Pope John XII., whom Otho I., emperor of Germany, procured to be deposed in a sort of council, in 963, as simoniacal, incestuous, sodomitical, an atheist, in league with the devil, was the first man in Italy as patrician and consul, before he became bishop of Rome; and notwithstanding all these titles and claims, notwithstanding the influence of the celebrated Marosia, his mother, his authority was always questioned and contested.
Gregory VII., who from the rank of a monk became pope, and pretended to depose kings and bestow empires, far from being in fact complete master of Rome, died under the protection, or rather as the prisoner of those Norman princes who conquered the two Sicilies, of which he considered himself the paramount lord.

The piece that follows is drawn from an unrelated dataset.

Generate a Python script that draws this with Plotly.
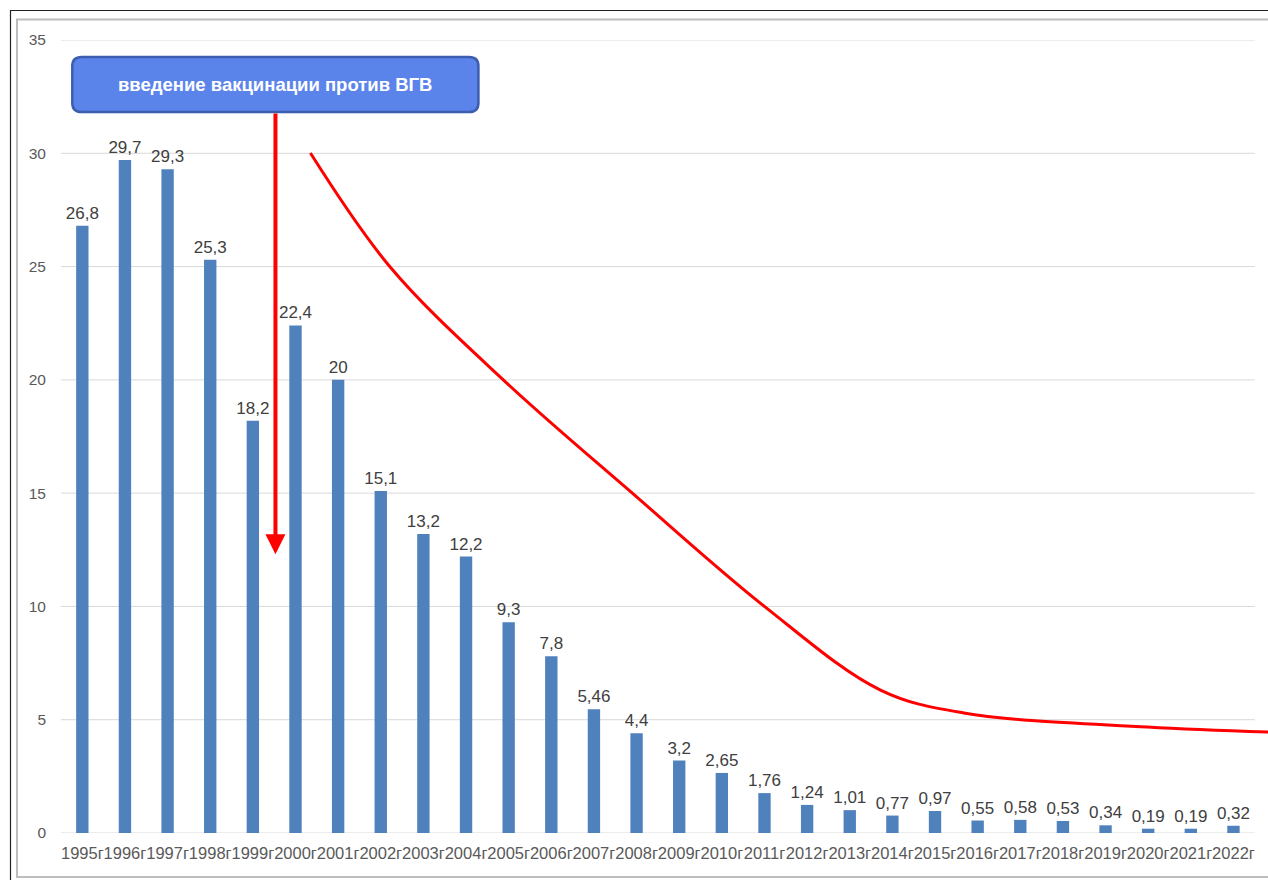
import plotly.graph_objects as go

# Incidence per 100 000 population, 1995-2022
years = [1995, 1996, 1997, 1998, 1999, 2000, 2001, 2002, 2003, 2004, 2005, 2006, 2007,
         2008, 2009, 2010, 2011, 2012, 2013, 2014, 2015, 2016, 2017, 2018, 2019, 2020,
         2021, 2022]
rates = [26.8, 29.7, 29.3, 25.3, 18.2, 22.4, 20, 15.1, 13.2, 12.2, 9.3, 7.8, 5.46,
         4.4, 3.2, 2.65, 1.76, 1.24, 1.01, 0.77, 0.97, 0.55, 0.58, 0.53, 0.34, 0.19,
         0.19, 0.32]
year_labels = [f"{y}г" for y in years]

# Hand-drawn trend curve (x in category index units)
trend_x = [5.35, 7.22, 9.88, 12.90, 16.02, 18.72, 20.67, 24.98, 27.82]
trend_y = [30.01, 24.98, 19.99, 15.00, 9.97, 6.31, 5.30, 4.68, 4.46]

y_ticks = [0, 5, 10, 15, 20, 25, 30, 35]

W, H = 1268, 880
ML, MR, MT, MB = 61, 0, 40, 47
X_LO, X_GRID_HI, X_HI = -0.5, 27.5, 27.81
idx = list(range(len(years)))
FONT = "Liberation Sans, Arial"


def fmt(v):
    return f"{v:g}".replace(".", ",")


fig = go.Figure()
fig.add_trace(go.Bar(
    x=idx, y=rates, width=0.29,
    marker=dict(color="#4F81BD", line=dict(width=0)),
    text=[fmt(v) for v in rates], textposition="outside", constraintext="none",
    textfont=dict(family=FONT, size=17, color="#404040"),
    cliponaxis=False, showlegend=False,
))
fig.add_trace(go.Scatter(
    x=trend_x, y=trend_y, mode="lines",
    line=dict(color="#FF0000", width=3, shape="spline", smoothing=1.0),
    showlegend=False, hoverinfo="skip",
))

# Horizontal gridlines, ending at the last category slot
for t in y_ticks:
    fig.add_shape(type="line", xref="x", yref="y", x0=X_LO, x1=X_GRID_HI, y0=t, y1=t,
                  line=dict(color="#D9D9D9", width=1), layer="below")

# Callout box (rounded) in data units
bx0, bx1, by0, by1 = -0.235, 9.29, 31.82, 34.25
rx, ry = 0.22, 0.4
path = (f"M {bx0+rx},{by0} L {bx1-rx},{by0} Q {bx1},{by0} {bx1},{by0+ry} "
        f"L {bx1},{by1-ry} Q {bx1},{by1} {bx1-rx},{by1} L {bx0+rx},{by1} "
        f"Q {bx0},{by1} {bx0},{by1-ry} L {bx0},{by0+ry} Q {bx0},{by0} {bx0+rx},{by0} Z")
fig.add_shape(type="path", path=path, xref="x", yref="y",
              fillcolor="#5B84EB", line=dict(color="#3D5DAE", width=2.5), layer="above")
fig.add_annotation(x=(bx0 + bx1) / 2, y=(by0 + by1) / 2, xref="x", yref="y",
                   text="<b>введение вакцинации против ВГВ</b>", showarrow=False,
                   font=dict(family=FONT, size=18.5, color="white"))

# Arrow pointing to the vaccination start
fig.add_annotation(x=4.53, y=12.3, ax=4.53, ay=by0, xref="x", yref="y",
                   axref="x", ayref="y", text="", showarrow=True,
                   arrowhead=2, arrowsize=1.0, arrowwidth=4, arrowcolor="#FF0000")

# Frame around the chart
pw = W - ML - MR
ph = H - MT - MB


def px(p):
    return (p - ML) / pw


def py(p):
    return 1 - (p - MT) / ph


fig.add_shape(type="rect", xref="paper", yref="paper",
              x0=px(10.5), x1=px(W + 5), y0=py(10.5), y1=py(H + 5),
              line=dict(color="#222222", width=1.2), layer="below")
fig.add_shape(type="rect", xref="paper", yref="paper",
              x0=px(17), x1=px(W + 5), y0=py(19.5), y1=py(877),
              line=dict(color="#BDBDBD", width=2), layer="below")

fig.update_layout(
    width=W, height=H,
    margin=dict(l=ML, r=MR, t=MT, b=MB),
    paper_bgcolor="white", plot_bgcolor="white",
    font=dict(family=FONT, size=15, color="#595959"),
    xaxis=dict(range=[X_LO, X_HI], tickmode="array", tickvals=idx, ticktext=year_labels,
               tickangle=0, showgrid=False, zeroline=False, showline=False, ticks="",
               tickfont=dict(size=16.5, color="#595959"), ticklabelstandoff=8),
    yaxis=dict(range=[0, 35], tickmode="array", tickvals=y_ticks,
               showgrid=False, zeroline=False, showline=False, ticks="",
               tickfont=dict(size=15.5, color="#595959"), ticklabelstandoff=14),
)

fig.write_html("out.html")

In the grand schism of the West, the popes who contended for the empire of the world frequently supported themselves on alms.
It is a fact not a little extraordinary that the popes did not become rich till after the period when they dared not to exhibit themselves at Rome.
According to Villani, Bertrand de Goth, Clement V. of Bordeaux, who passed his life in France, sold benefices publicly, and at his death left behind him vast treasures.
The same Villani asserts that he died worth twenty-five millions of gold florins. St. Peter's patrimony could not certainly have brought him such a sum.
In a word, down to the time of Innocent VIII., who, made himself master of the castle of St. Angelo, the popes never possessed in Rome actual sovereignty.
Their spiritual authority was undoubtedly the foundation of their temporal; but had they confined themselves to imitating the conduct of St. Peter, whose place it was pretended they filled, they would never have obtained any other kingdom than that of heaven. Their policy always contrived to prevent the emperors from establishing themselves at Rome, notwithstanding the fine and flattering title of "king of the Romans." The Guelph faction always prevailed in Italy over the Ghibelline. The Romans were more disposed to obey an Italian priest than a German king.
In the civil wars, which the quarrel between the empire and the priesthood excited and kept alive for a period of five hundred years, many lords obtained sovereignties, sometimes in quality of vicars of the empire, and sometimes in that of vicars of the Holy See. Such were the princes of Este at Ferrara, the Bentivoglios at Bologna, the Malatestas at Rimini, the Manfredis at Faenza, the Bagliones at Perouse, the Ursins in Anguillara and in Serveti, the Collonas in Ostia, the Riarios at Forli, the Montefeltros in Urbino, the Varanos in Camerino, and the Gravinas in Senigaglia.
All these lords had as much right to the territories they possessed as the popes had to the patrimony of St. Peter; both were founded upon donations.